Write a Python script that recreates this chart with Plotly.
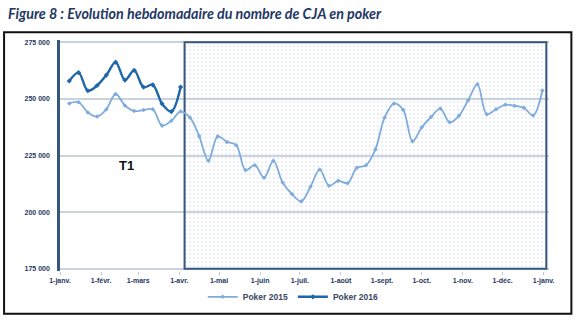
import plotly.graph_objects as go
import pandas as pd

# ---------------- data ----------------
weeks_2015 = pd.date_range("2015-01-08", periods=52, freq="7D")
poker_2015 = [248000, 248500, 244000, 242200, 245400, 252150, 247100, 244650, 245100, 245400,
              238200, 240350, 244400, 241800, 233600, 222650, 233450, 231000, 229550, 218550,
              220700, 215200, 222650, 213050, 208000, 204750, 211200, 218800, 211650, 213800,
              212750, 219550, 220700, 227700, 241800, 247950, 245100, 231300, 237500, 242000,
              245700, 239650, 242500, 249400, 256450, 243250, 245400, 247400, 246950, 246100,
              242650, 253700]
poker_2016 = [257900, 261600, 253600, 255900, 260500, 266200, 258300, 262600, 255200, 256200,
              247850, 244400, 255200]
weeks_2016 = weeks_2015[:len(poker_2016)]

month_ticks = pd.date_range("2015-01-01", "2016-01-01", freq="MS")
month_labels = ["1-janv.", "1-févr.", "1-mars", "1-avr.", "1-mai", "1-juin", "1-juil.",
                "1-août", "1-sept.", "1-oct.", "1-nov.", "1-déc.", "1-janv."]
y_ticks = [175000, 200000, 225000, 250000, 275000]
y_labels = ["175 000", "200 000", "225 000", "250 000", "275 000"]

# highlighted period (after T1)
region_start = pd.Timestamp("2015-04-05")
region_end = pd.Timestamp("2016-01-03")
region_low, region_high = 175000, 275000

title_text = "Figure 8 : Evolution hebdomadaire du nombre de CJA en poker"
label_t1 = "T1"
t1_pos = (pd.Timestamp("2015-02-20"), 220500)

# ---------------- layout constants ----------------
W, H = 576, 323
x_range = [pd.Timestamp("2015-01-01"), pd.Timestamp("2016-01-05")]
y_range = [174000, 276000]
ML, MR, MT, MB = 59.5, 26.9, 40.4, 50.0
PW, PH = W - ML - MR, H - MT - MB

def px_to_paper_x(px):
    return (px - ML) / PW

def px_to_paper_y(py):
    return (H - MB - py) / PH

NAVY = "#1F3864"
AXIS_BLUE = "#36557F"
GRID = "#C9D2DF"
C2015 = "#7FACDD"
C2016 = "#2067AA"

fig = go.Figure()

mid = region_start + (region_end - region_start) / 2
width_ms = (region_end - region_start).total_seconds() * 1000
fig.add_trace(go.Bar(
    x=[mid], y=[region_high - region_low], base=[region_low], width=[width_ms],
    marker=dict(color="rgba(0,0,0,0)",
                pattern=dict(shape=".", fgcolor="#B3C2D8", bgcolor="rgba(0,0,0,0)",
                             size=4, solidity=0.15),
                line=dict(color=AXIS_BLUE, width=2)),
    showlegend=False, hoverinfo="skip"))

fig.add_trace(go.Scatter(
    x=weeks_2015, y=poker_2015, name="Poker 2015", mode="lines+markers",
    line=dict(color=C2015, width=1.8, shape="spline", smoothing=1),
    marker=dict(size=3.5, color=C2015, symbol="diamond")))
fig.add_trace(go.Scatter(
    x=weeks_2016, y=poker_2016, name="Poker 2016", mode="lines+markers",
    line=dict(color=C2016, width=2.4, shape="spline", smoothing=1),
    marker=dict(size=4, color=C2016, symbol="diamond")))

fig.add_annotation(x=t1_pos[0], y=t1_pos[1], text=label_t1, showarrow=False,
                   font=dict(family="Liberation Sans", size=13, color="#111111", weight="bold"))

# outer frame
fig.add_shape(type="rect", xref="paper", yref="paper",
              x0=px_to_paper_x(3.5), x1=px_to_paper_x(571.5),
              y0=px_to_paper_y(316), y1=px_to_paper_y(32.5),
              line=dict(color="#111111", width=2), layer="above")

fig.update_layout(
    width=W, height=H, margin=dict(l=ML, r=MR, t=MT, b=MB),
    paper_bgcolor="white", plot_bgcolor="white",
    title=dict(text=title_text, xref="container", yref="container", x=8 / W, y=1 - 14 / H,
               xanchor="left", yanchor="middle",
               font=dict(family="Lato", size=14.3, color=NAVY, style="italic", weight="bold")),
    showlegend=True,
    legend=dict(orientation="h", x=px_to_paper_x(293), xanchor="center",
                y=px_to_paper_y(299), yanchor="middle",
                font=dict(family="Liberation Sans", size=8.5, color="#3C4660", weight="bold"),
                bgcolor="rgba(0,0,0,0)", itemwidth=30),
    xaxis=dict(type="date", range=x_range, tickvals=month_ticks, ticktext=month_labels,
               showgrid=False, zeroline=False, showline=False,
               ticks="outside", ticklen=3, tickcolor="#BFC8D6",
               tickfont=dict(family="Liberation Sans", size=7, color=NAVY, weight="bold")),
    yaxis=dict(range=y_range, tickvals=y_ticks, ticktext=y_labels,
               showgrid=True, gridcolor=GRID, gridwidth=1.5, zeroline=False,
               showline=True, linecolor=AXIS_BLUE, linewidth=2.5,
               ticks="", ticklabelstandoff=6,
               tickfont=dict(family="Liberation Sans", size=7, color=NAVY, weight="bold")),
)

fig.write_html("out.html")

## Given task
Quote every line word for word and keep the images out of the copy.

## Answer below
Write a Python script that recreates this chart with Plotly.
import plotly.graph_objects as go
import pandas as pd

# ---------------- data ----------------
weeks_2015 = pd.date_range("2015-01-08", periods=52, freq="7D")
poker_2015 = [248000, 248500, 244000, 242200, 245400, 252150, 247100, 244650, 245100, 245400,
              238200, 240350, 244400, 241800, 233600, 222650, 233450, 231000, 229550, 218550,
              220700, 215200, 222650, 213050, 208000, 204750, 211200, 218800, 211650, 213800,
              212750, 219550, 220700, 227700, 241800, 247950, 245100, 231300, 237500, 242000,
              245700, 239650, 242500, 249400, 256450, 243250, 245400, 247400, 246950, 246100,
              242650, 253700]
poker_2016 = [257900, 261600, 253600, 255900, 260500, 266200, 258300, 262600, 255200, 256200,
              247850, 244400, 255200]
weeks_2016 = weeks_2015[:len(poker_2016)]

month_ticks = pd.date_range("2015-01-01", "2016-01-01", freq="MS")
month_labels = ["1-janv.", "1-févr.", "1-mars", "1-avr.", "1-mai", "1-juin", "1-juil.",
                "1-août", "1-sept.", "1-oct.", "1-nov.", "1-déc.", "1-janv."]
y_ticks = [175000, 200000, 225000, 250000, 275000]
y_labels = ["175 000", "200 000", "225 000", "250 000", "275 000"]

# highlighted period (after T1)
region_start = pd.Timestamp("2015-04-05")
region_end = pd.Timestamp("2016-01-03")
region_low, region_high = 175000, 275000

title_text = "Figure 8 : Evolution hebdomadaire du nombre de CJA en poker"
label_t1 = "T1"
t1_pos = (pd.Timestamp("2015-02-20"), 220500)

# ---------------- layout constants ----------------
W, H = 576, 323
x_range = [pd.Timestamp("2015-01-01"), pd.Timestamp("2016-01-05")]
y_range = [174000, 276000]
ML, MR, MT, MB = 59.5, 26.9, 40.4, 50.0
PW, PH = W - ML - MR, H - MT - MB

def px_to_paper_x(px):
    return (px - ML) / PW

def px_to_paper_y(py):
    return (H - MB - py) / PH

NAVY = "#1F3864"
AXIS_BLUE = "#36557F"
GRID = "#C9D2DF"
C2015 = "#7FACDD"
C2016 = "#2067AA"

fig = go.Figure()

mid = region_start + (region_end - region_start) / 2
width_ms = (region_end - region_start).total_seconds() * 1000
fig.add_trace(go.Bar(
    x=[mid], y=[region_high - region_low], base=[region_low], width=[width_ms],
    marker=dict(color="rgba(0,0,0,0)",
                pattern=dict(shape=".", fgcolor="#B3C2D8", bgcolor="rgba(0,0,0,0)",
                             size=4, solidity=0.15),
                line=dict(color=AXIS_BLUE, width=2)),
    showlegend=False, hoverinfo="skip"))

fig.add_trace(go.Scatter(
    x=weeks_2015, y=poker_2015, name="Poker 2015", mode="lines+markers",
    line=dict(color=C2015, width=1.8, shape="spline", smoothing=1),
    marker=dict(size=3.5, color=C2015, symbol="diamond")))
fig.add_trace(go.Scatter(
    x=weeks_2016, y=poker_2016, name="Poker 2016", mode="lines+markers",
    line=dict(color=C2016, width=2.4, shape="spline", smoothing=1),
    marker=dict(size=4, color=C2016, symbol="diamond")))

fig.add_annotation(x=t1_pos[0], y=t1_pos[1], text=label_t1, showarrow=False,
                   font=dict(family="Liberation Sans", size=13, color="#111111", weight="bold"))

# outer frame
fig.add_shape(type="rect", xref="paper", yref="paper",
              x0=px_to_paper_x(3.5), x1=px_to_paper_x(571.5),
              y0=px_to_paper_y(316), y1=px_to_paper_y(32.5),
              line=dict(color="#111111", width=2), layer="above")

fig.update_layout(
    width=W, height=H, margin=dict(l=ML, r=MR, t=MT, b=MB),
    paper_bgcolor="white", plot_bgcolor="white",
    title=dict(text=title_text, xref="container", yref="container", x=8 / W, y=1 - 14 / H,
               xanchor="left", yanchor="middle",
               font=dict(family="Lato", size=14.3, color=NAVY, style="italic", weight="bold")),
    showlegend=True,
    legend=dict(orientation="h", x=px_to_paper_x(293), xanchor="center",
                y=px_to_paper_y(299), yanchor="middle",
                font=dict(family="Liberation Sans", size=8.5, color="#3C4660", weight="bold"),
                bgcolor="rgba(0,0,0,0)", itemwidth=30),
    xaxis=dict(type="date", range=x_range, tickvals=month_ticks, ticktext=month_labels,
               showgrid=False, zeroline=False, showline=False,
               ticks="outside", ticklen=3, tickcolor="#BFC8D6",
               tickfont=dict(family="Liberation Sans", size=7, color=NAVY, weight="bold")),
    yaxis=dict(range=y_range, tickvals=y_ticks, ticktext=y_labels,
               showgrid=True, gridcolor=GRID, gridwidth=1.5, zeroline=False,
               showline=True, linecolor=AXIS_BLUE, linewidth=2.5,
               ticks="", ticklabelstandoff=6,
               tickfont=dict(family="Liberation Sans", size=7, color=NAVY, weight="bold")),
)

fig.write_html("out.html")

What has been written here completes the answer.